Laura Kenyon, MD, University of Texas Southwestern Medical Center, discussed the findings from a randomized control trial during an oral session at AAGL’s 51st Global Congress on MIGS in Aurora, Colorado.

Laura Kenyon, MD, University of Texas Southwestern Medical Center, discussed the findings from a randomized control trial during an oral session at AAGL’s 51st Global Congress on MIGS in Aurora, Colorado.

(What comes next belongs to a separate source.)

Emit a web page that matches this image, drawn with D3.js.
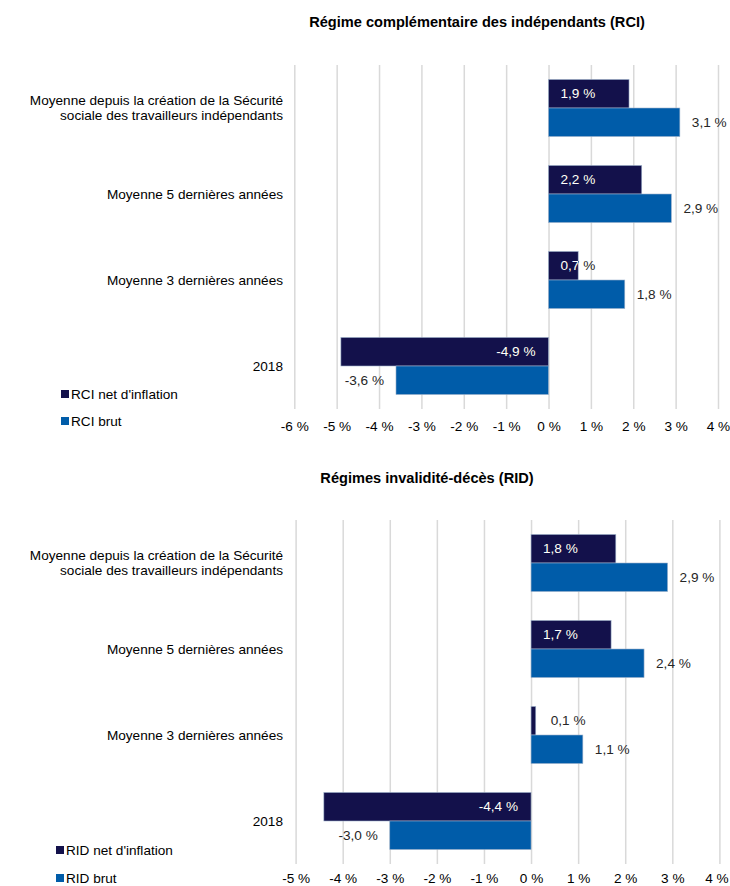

The study included patients at 2 large academic institutions undergoing outpatient laparoscopic hysterectomy via conventional laparoscopic technique with the minimally invasive gynecologic surgery team between February 2019 and November 2020. Patients with chronic pain, current opioid use more than 1 week, or requiring planned overnight hospitalization were excluded. Primary outcome data was available for 51 participants—24 control, 27 intervention.

For the ice pack group, ice packs were placed on patients’ abdomens in the operating room. Pain was assessed multiple times throughout the study via Visual Analog Scale (VAS). Narcotic requirement was assessed using morphine milligram equivalent (MME). MME requirements did not differ between groups (p=0.63). According to the findings, 84.8% of participants felt their pain was adequately controlled. All subjects were prescribed 20 tablets of oxycodone. On average, they used 2.9 (SD 3.4) tablets after discharge. Of participants, 87% said they would use again in the future and 82.6% would recommend ice to others.

Kenyon and her team concluded ice packs to be an acceptable supplement for postoperative management with high patient satisfaction and no adverse effects. It is worth noting, hoever, cryotherapy did not significantly impact postoperative reported pain or narcotic use. Providers caring for postoperative patients should be aware, Kenyon said, of the unintentional consequences of overprescribing opioids and should consider reducing the number of tablets prescribed, especially as there has been consistent evidence that shows patients require less than half the quantity prescribed.

In short, Kenyon and her team concluded that ice packs increased patient satisfaction and did not cause any adverse effects. They did not impact postoperative reported pain or narcotic use.

Reference

Kenyon L. Ice-Pop: Ice Packs for Post-Operative Pain, a Randomized Controlled Trial. Presented at: AAGL’s 51st Global Congress on MIGS ; December 3, 2022; Aurora, Colorado.